Wow, she did him such a huge favor by disabusing him of the notion of natural greatness. That’s an example of the grandiosity underlying perfectionism (“things that are difficult for other people should be easy for me”) and also the tendency perfectionists have to deprecate the true process of success.
Mikey’s baseball saga ends well, with him actually deciding to attend baseball camp. (Jules notes: “At his age, I wouldn’t have done the baseball camp….the perfectionist in me couldn’t have handled the fear of failure.”) Midway through the season, Jules reports: “He had the best game of his life and did better than some of the top line boys, probably because he believes failure isn’t a threat. A possibility, maybe, but not a threat.”

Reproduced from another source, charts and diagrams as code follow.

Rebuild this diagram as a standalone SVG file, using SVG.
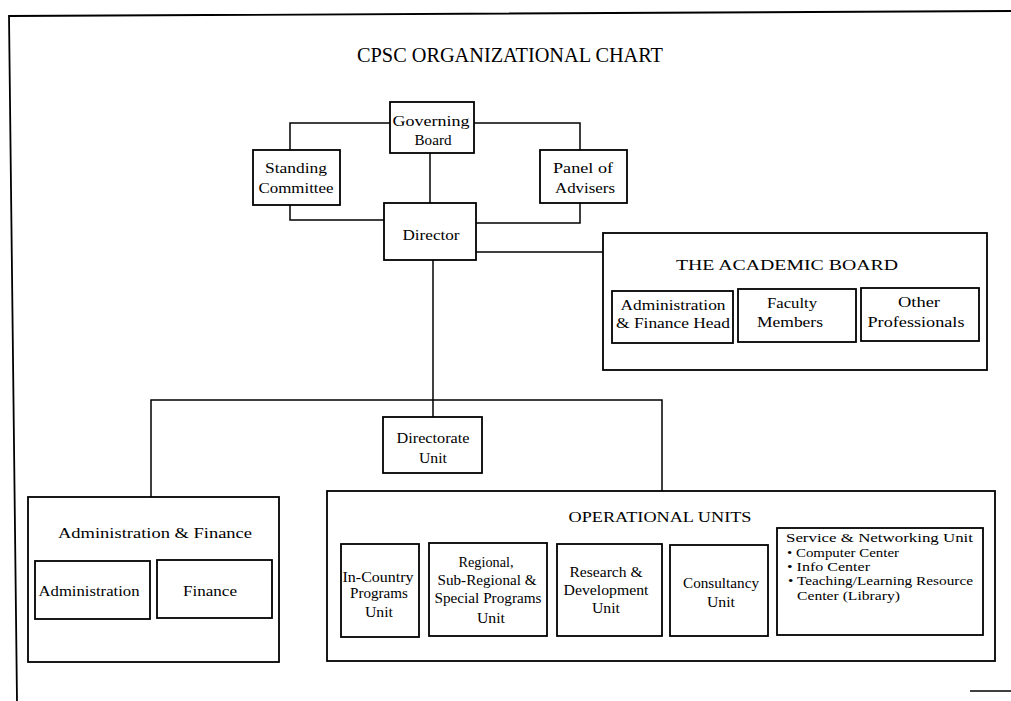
<svg xmlns="http://www.w3.org/2000/svg" width="1011" height="701" viewBox="0 0 1011 701">
<style>
.b{fill:none;stroke:#000;stroke-width:1.8}
.c{fill:none;stroke:#000;stroke-width:1.5}
text{font-family:"Liberation Serif","Times New Roman",serif;fill:#000;text-anchor:middle;font-size:14px}
.t{font-size:20px}
.s{font-size:13.5px;text-anchor:start}
</style>
<rect width="1011" height="701" fill="#fff"/>
<g id="frame">
<path class="b" d="M17,701 L9,16 L1011,11"/>
<path class="c" d="M970,691 H1011"/>
<text class="t" x="510" y="62" textLength="306" lengthAdjust="spacingAndGlyphs">CPSC ORGANIZATIONAL CHART</text>
</g>
<g id="connectors">
<path class="c" d="M390,123 H290 V150"/>
<path class="c" d="M474,123 H580 V150"/>
<path class="c" d="M290,205 V220 H384"/>
<path class="c" d="M580,203 V223 H476"/>
<path class="c" d="M430,153 V203"/>
<path class="c" d="M476,252 H603"/>
<path class="c" d="M433,260 V417"/>
<path class="c" d="M151,497 V400 H662 V491"/>
</g>
<g id="governing-board">
<rect class="b" x="390" y="102" width="84" height="51"/>
<text x="431" y="126" textLength="77" lengthAdjust="spacingAndGlyphs">Governing</text>
<text x="433" y="145" textLength="37" lengthAdjust="spacingAndGlyphs">Board</text>
</g>
<g id="standing-committee">
<rect class="b" x="253" y="150" width="87" height="55"/>
<text x="296" y="173" textLength="62" lengthAdjust="spacingAndGlyphs">Standing</text>
<text x="296" y="193" textLength="75" lengthAdjust="spacingAndGlyphs">Committee</text>
</g>
<g id="panel-of-advisers">
<rect class="b" x="540" y="150" width="87" height="53"/>
<text x="583" y="173" textLength="60" lengthAdjust="spacingAndGlyphs">Panel of</text>
<text x="585" y="193" textLength="60" lengthAdjust="spacingAndGlyphs">Advisers</text>
</g>
<g id="director">
<rect class="b" x="384" y="203" width="92" height="57"/>
<text x="431" y="240" textLength="57" lengthAdjust="spacingAndGlyphs">Director</text>
</g>
<g id="academic-board">
<rect class="b" x="603" y="233" width="384" height="137"/>
<text x="787" y="270" textLength="222" lengthAdjust="spacingAndGlyphs">THE ACADEMIC BOARD</text>
<rect class="b" x="612" y="291" width="121" height="52"/>
<text x="673" y="310" textLength="105" lengthAdjust="spacingAndGlyphs">Administration</text>
<text x="673" y="328" textLength="114" lengthAdjust="spacingAndGlyphs">&amp; Finance Head</text>
<rect class="b" x="738" y="289" width="118" height="53"/>
<text x="792" y="308" textLength="50" lengthAdjust="spacingAndGlyphs">Faculty</text>
<text x="790" y="327" textLength="66" lengthAdjust="spacingAndGlyphs">Members</text>
<rect class="b" x="861" y="288" width="118" height="53"/>
<text x="919" y="307" textLength="42" lengthAdjust="spacingAndGlyphs">Other</text>
<text x="916" y="327" textLength="97" lengthAdjust="spacingAndGlyphs">Professionals</text>
</g>
<g id="directorate-unit">
<rect class="b" x="383" y="417" width="99" height="56"/>
<text x="433" y="443" textLength="73" lengthAdjust="spacingAndGlyphs">Directorate</text>
<text x="433" y="463" textLength="28" lengthAdjust="spacingAndGlyphs">Unit</text>
</g>
<g id="administration-finance">
<rect class="b" x="28" y="497" width="251" height="165"/>
<text x="155" y="538" textLength="194" lengthAdjust="spacingAndGlyphs">Administration &amp; Finance</text>
<rect class="b" x="35" y="561" width="115" height="58"/>
<text x="89" y="596" textLength="101" lengthAdjust="spacingAndGlyphs">Administration</text>
<rect class="b" x="157" y="560" width="115" height="58"/>
<text x="210" y="596" textLength="54" lengthAdjust="spacingAndGlyphs">Finance</text>
</g>
<g id="operational-units">
<rect class="b" x="327" y="491" width="668" height="170"/>
<text x="660" y="522" textLength="183" lengthAdjust="spacingAndGlyphs">OPERATIONAL UNITS</text>
<rect class="b" x="341" y="544" width="78" height="93"/>
<text x="378" y="582" textLength="71" lengthAdjust="spacingAndGlyphs">In-Country</text>
<text x="379" y="598" textLength="58" lengthAdjust="spacingAndGlyphs">Programs</text>
<text x="379" y="617" textLength="28" lengthAdjust="spacingAndGlyphs">Unit</text>
<rect class="b" x="429" y="543" width="118" height="93"/>
<text x="486" y="567" textLength="55" lengthAdjust="spacingAndGlyphs">Regional,</text>
<text x="487" y="585" textLength="99" lengthAdjust="spacingAndGlyphs">Sub-Regional &amp;</text>
<text x="488" y="603" textLength="107" lengthAdjust="spacingAndGlyphs">Special Programs</text>
<text x="491" y="623" textLength="28" lengthAdjust="spacingAndGlyphs">Unit</text>
<rect class="b" x="557" y="544" width="105" height="92"/>
<text x="606" y="577" textLength="73" lengthAdjust="spacingAndGlyphs">Research &amp;</text>
<text x="606" y="595" textLength="85" lengthAdjust="spacingAndGlyphs">Development</text>
<text x="606" y="613" textLength="28" lengthAdjust="spacingAndGlyphs">Unit</text>
<rect class="b" x="670" y="545" width="98" height="91"/>
<text x="721" y="588" textLength="76" lengthAdjust="spacingAndGlyphs">Consultancy</text>
<text x="721" y="607" textLength="28" lengthAdjust="spacingAndGlyphs">Unit</text>
<rect class="b" x="777" y="528" width="206" height="107"/>
<text class="s" x="786" y="542" textLength="187" lengthAdjust="spacingAndGlyphs">Service &amp;  Networking Unit</text>
<text class="s" x="787" y="557" textLength="112" lengthAdjust="spacingAndGlyphs">• Computer Center</text>
<text class="s" x="787" y="571" textLength="83" lengthAdjust="spacingAndGlyphs">• Info Center</text>
<text class="s" x="788" y="585" textLength="185" lengthAdjust="spacingAndGlyphs">• Teaching/Learning Resource</text>
<text class="s" x="797" y="600" textLength="103" lengthAdjust="spacingAndGlyphs">Center  (Library)</text>
</g>
</svg>
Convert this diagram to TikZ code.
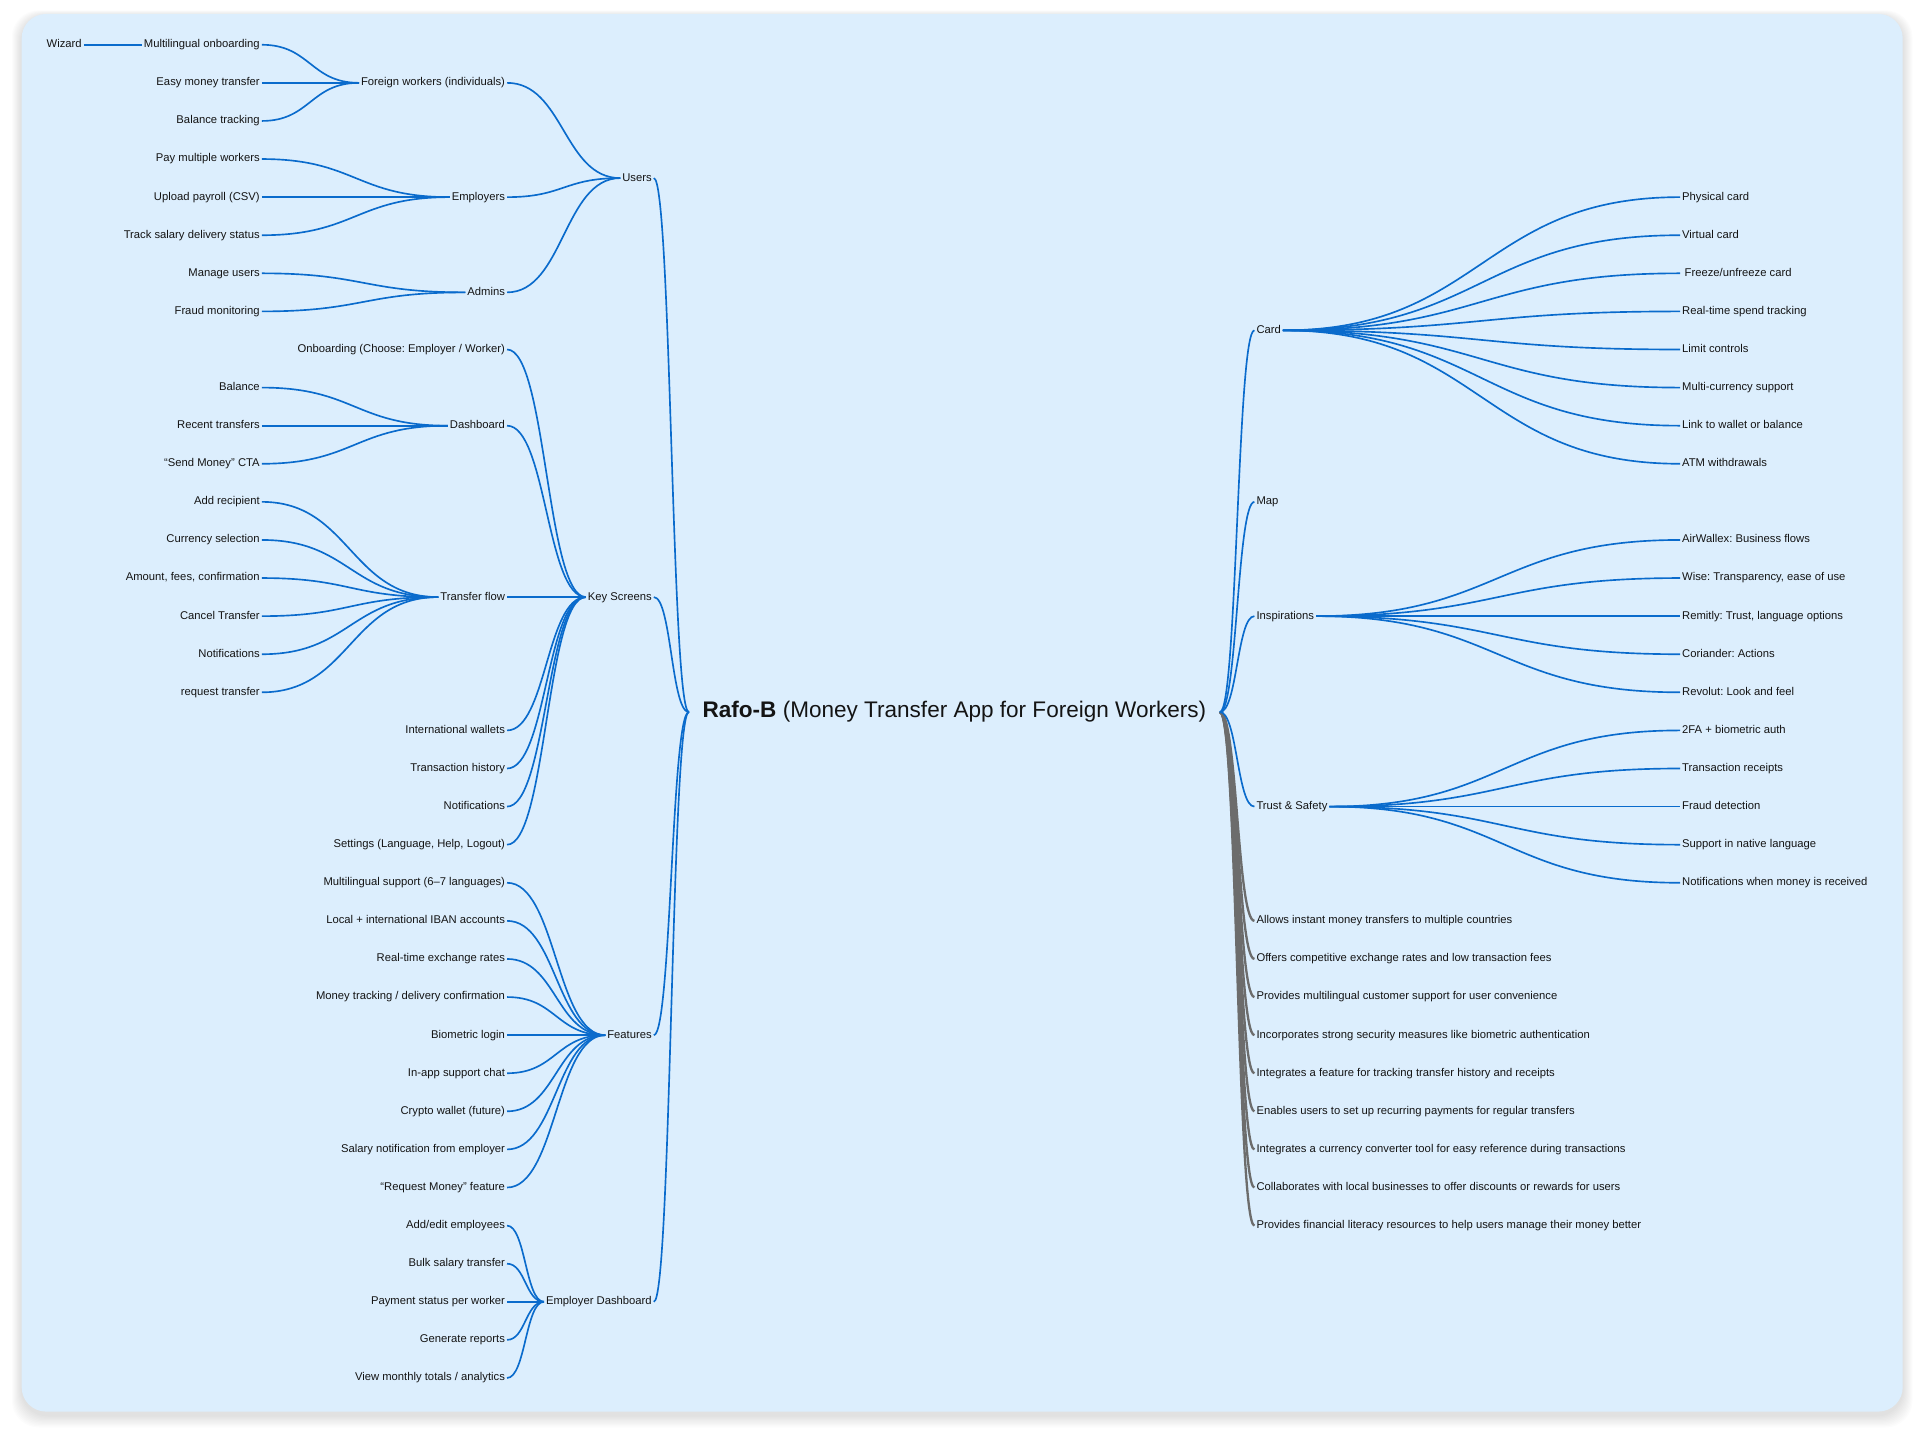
\documentclass[tikz,border=0pt]{standalone}
\usepackage{fontspec}
\usepackage{graphicx}
\setmainfont{Liberation Sans}
\usetikzlibrary{calc}
\definecolor{bg}{HTML}{DCEEFD}
\definecolor{lnk}{HTML}{0A6BCC}
\definecolor{gry}{HTML}{6C6C6C}
\definecolor{txt}{HTML}{141414}
\newcommand\lblfont{\fontsize{9.2}{11}\selectfont}
\frenchspacing
\tikzset{
  lbl/.style={font=\lblfont, text=txt, inner xsep=1.5pt, inner ysep=0pt, text height=6.4pt, text depth=1.6pt},
  lft/.style={lbl, anchor=east},
  rgt/.style={lbl, anchor=west},
  mm/.style={draw=lnk, line width=1.35pt, to path={let \p1=(\tikztostart), \p2=(\tikztotarget) in .. controls ({(\x1+\x2)/2},\y1) and ({(\x1+\x2)/2},\y2) .. (\tikztotarget)}},
  mmg/.style={mm, draw=gry, line width=1.9pt},
}
\begin{document}
\begin{tikzpicture}[x=1pt,y=-1pt]
\useasboundingbox (0,0) rectangle (1568,1172);
\fill[white] (0,0) rectangle (1568,1172);
\foreach \k in {1,...,10} {\fill[black,opacity=0.012,rounded corners=22pt] ({17.7-\k*0.8},{11.4-\k*0.5+2}) rectangle ({1555.5+\k*0.8},{1154+\k+3});}
\fill[bg, rounded corners=20pt] (17.7,11.4) rectangle (1555.5,1154);

\begin{scope}[yshift=-1.6pt]
% ---------- root ----------
\node[inner xsep=11pt, inner ysep=2pt, text=txt] (root) at (780.25,580.5) {\resizebox{411.7pt}{!}{\textbf{Rafo-B} (Money Transfer App for Foreign Workers)}};

% ---------- left: Users ----------
\node[lft] (wiz) at (68.5,35.00) {Wizard};
\node[lft] (mo) at (214,35.00) {Multilingual onboarding};
\node[lft] (emt) at (214,66.14) {Easy money transfer};
\node[lft] (bt) at (214,97.28) {Balance tracking};
\node[lft] (pmw) at (214,128.42) {Pay multiple workers};
\node[lft] (up) at (214,159.56) {Upload payroll (CSV)};
\node[lft] (tsd) at (214,190.70) {Track salary delivery status};
\node[lft] (mu) at (214,221.84) {Manage users};
\node[lft] (fm) at (214,252.98) {Fraud monitoring};
\node[lft] (fw) at (414.5,66.14) {Foreign workers (individuals)};
\node[lft] (emp) at (414.5,159.56) {Employers};
\node[lft] (adm) at (414.5,237.41) {Admins};
\node[lft] (users) at (534.5,144.0) {Users};

% ---------- left: Key Screens ----------
\node[lft] (onb) at (414.5,284.12) {Onboarding (Choose: Employer / Worker)};
\node[lft] (bal) at (214,315.26) {Balance};
\node[lft] (rt) at (214,346.40) {Recent transfers};
\node[lft] (smc) at (214,377.54) {“Send Money” CTA};
\node[lft] (dash) at (414.5,346.40) {Dashboard};
\node[lft] (ar) at (214,408.68) {Add recipient};
\node[lft] (cs) at (214,439.82) {Currency selection};
\node[lft] (afc) at (214,470.96) {Amount, fees, confirmation};
\node[lft] (ct) at (214,502.10) {Cancel Transfer};
\node[lft] (ntf) at (214,533.24) {Notifications};
\node[lft] (rqt) at (214,564.38) {request transfer};
\node[lft] (tf) at (414.5,486.53) {Transfer flow};
\node[lft] (iw) at (414.5,595.52) {International wallets};
\node[lft] (th) at (414.5,626.66) {Transaction history};
\node[lft] (ntfb) at (414.5,657.80) {Notifications};
\node[lft] (sett) at (414.5,688.94) {Settings (Language, Help, Logout)};
\node[lft] (ks) at (534.5,486.53) {Key Screens};

% ---------- left: Features ----------
\node[lft] (fa) at (414.5,720.08) {Multilingual support (6–7 languages)};
\node[lft] (fb) at (414.5,751.22) {Local + international IBAN accounts};
\node[lft] (fc) at (414.5,782.36) {Real-time exchange rates};
\node[lft] (fd) at (414.5,813.50) {Money tracking / delivery confirmation};
\node[lft] (fe) at (414.5,844.64) {Biometric login};
\node[lft] (ff) at (414.5,875.78) {In-app support chat};
\node[lft] (fg) at (414.5,906.92) {Crypto wallet (future)};
\node[lft] (fh) at (414.5,938.06) {Salary notification from employer};
\node[lft] (fi) at (414.5,969.20) {“Request Money” feature};
\node[lft] (feat) at (534.5,844.64) {Features};

% ---------- left: Employer Dashboard ----------
\node[lft] (ea) at (414.5,1000.34) {Add/edit employees};
\node[lft] (eb) at (414.5,1031.48) {Bulk salary transfer};
\node[lft] (ec) at (414.5,1062.62) {Payment status per worker};
\node[lft] (edd) at (414.5,1093.76) {Generate reports};
\node[lft] (ee) at (414.5,1124.90) {View monthly totals / analytics};
\node[lft] (ed) at (534.5,1062.62) {Employer Dashboard};

% ---------- right ----------
\node[rgt] (card) at (1025.5,268.47) {Card};
\node[rgt] (ca) at (1373.5,159.56) {Physical card};
\node[rgt] (cb) at (1373.5,190.70) {Virtual card};
\node[rgt] (cc) at (1373.5,221.84) {\hspace{2pt}Freeze/unfreeze card};
\node[rgt] (cd) at (1373.5,252.98) {Real-time spend tracking};
\node[rgt] (ce) at (1373.5,284.12) {Limit controls};
\node[rgt] (cf) at (1373.5,315.26) {Multi-currency support};
\node[rgt] (cg) at (1373.5,346.40) {Link to wallet or balance};
\node[rgt] (ch) at (1373.5,377.54) {ATM withdrawals};
\node[rgt] (map) at (1025.5,408.68) {Map};
\node[rgt] (insp) at (1025.5,502.10) {Inspirations};
\node[rgt] (ia) at (1373.5,439.82) {AirWallex: Business flows};
\node[rgt] (ib) at (1373.5,470.96) {Wise: Transparency, ease of use};
\node[rgt] (ic) at (1373.5,502.10) {Remitly: Trust, language options};
\node[rgt] (id) at (1373.5,533.24) {Coriander: Actions};
\node[rgt] (ie) at (1373.5,564.38) {Revolut: Look and feel};
\node[rgt] (ts) at (1025.5,657.80) {Trust \& Safety};
\node[rgt] (ta) at (1373.5,595.52) {2FA + biometric auth};
\node[rgt] (tb) at (1373.5,626.66) {Transaction receipts};
\node[rgt] (tc) at (1373.5,657.80) {Fraud detection};
\node[rgt] (td) at (1373.5,688.94) {Support in native language};
\node[rgt] (te) at (1373.5,720.08) {Notifications when money is received};
\node[rgt] (ga) at (1025.5,751.22) {Allows instant money transfers to multiple countries};
\node[rgt] (gb) at (1025.5,782.36) {Offers competitive exchange rates and low transaction fees};
\node[rgt] (gc) at (1025.5,813.50) {Provides multilingual customer support for user convenience};
\node[rgt] (gd) at (1025.5,844.64) {Incorporates strong security measures like biometric authentication};
\node[rgt] (ge) at (1025.5,875.78) {Integrates a feature for tracking transfer history and receipts};
\node[rgt] (gf) at (1025.5,906.92) {Enables users to set up recurring payments for regular transfers};
\node[rgt] (gg) at (1025.5,938.06) {Integrates a currency converter tool for easy reference during transactions};
\node[rgt] (gh) at (1025.5,969.20) {Collaborates with local businesses to offer discounts or rewards for users};
\node[rgt] (gi) at (1025.5,1000.34) {Provides financial literacy resources to help users manage their money better};

% ---------- edges: left ----------
\foreach \kid/\mom in {wiz/mo, mo/fw, emt/fw, bt/fw, pmw/emp, up/emp, tsd/emp, mu/adm, fm/adm,
  fw/users, emp/users, adm/users,
  bal/dash, rt/dash, smc/dash, ar/tf, cs/tf, afc/tf, ct/tf, ntf/tf, rqt/tf,
  onb/ks, dash/ks, tf/ks, iw/ks, th/ks, ntfb/ks, sett/ks,
  fa/feat, fb/feat, fc/feat, fd/feat, fe/feat, ff/feat, fg/feat, fh/feat, fi/feat,
  ea/ed, eb/ed, ec/ed, edd/ed, ee/ed,
  users/root, ks/root, feat/root, ed/root}
  {\draw[mm] (\kid.east) to (\mom.west);}

% ---------- edges: right ----------
\foreach \kid in {ga,gb,gc,gd,ge,gf,gg,gh,gi}
  {\draw[mmg] (root.east) to (\kid.west);}
\foreach \mom/\kid in {root/card, root/map, root/insp, root/ts,
  card/ca, card/cb, card/cc, card/cd, card/ce, card/cf, card/cg, card/ch,
  insp/ia, insp/ib, insp/ic, insp/id, insp/ie,
  ts/ta, ts/tb, ts/tc, ts/td, ts/te}
  {\draw[mm] (\mom.east) to (\kid.west);}
\end{scope}
\end{tikzpicture}
\end{document}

If Mikey truly has internalized, at such a young age, that “failure isn’t a threat,” he is one lucky kid.
The only quibble I have with Jules’s approach, ironically enough, is with the title of her blogpost, “The Genetics of Perfectionism.” As I write in The 7 Secrets of the Prolific:
People often ask whether someone could be “born perfectionist.” It’s true that some kids are born with a more critical or judgmental temperament than others – any parent knows that. So it would be fair to say that some kids have a propensity for perfectionism. But compassionate parenting and teaching can help kids avoid perfectionism. Remember that criticality itself is not perfectionist: perfectionism is when you set unreasonable standards and punish yourself harshly for failing to meet them, are grandiose, emphasize product over process, etc. Criticality itself, in the sense of being able to make meaningful distinctions, is a good thing.
Unfortunately, perfectionism is so pervasive that most kids wind up having their perfectionist tendencies reinforced.
Looks like Mikey’s going to be one of the lucky ones who escapes that fate.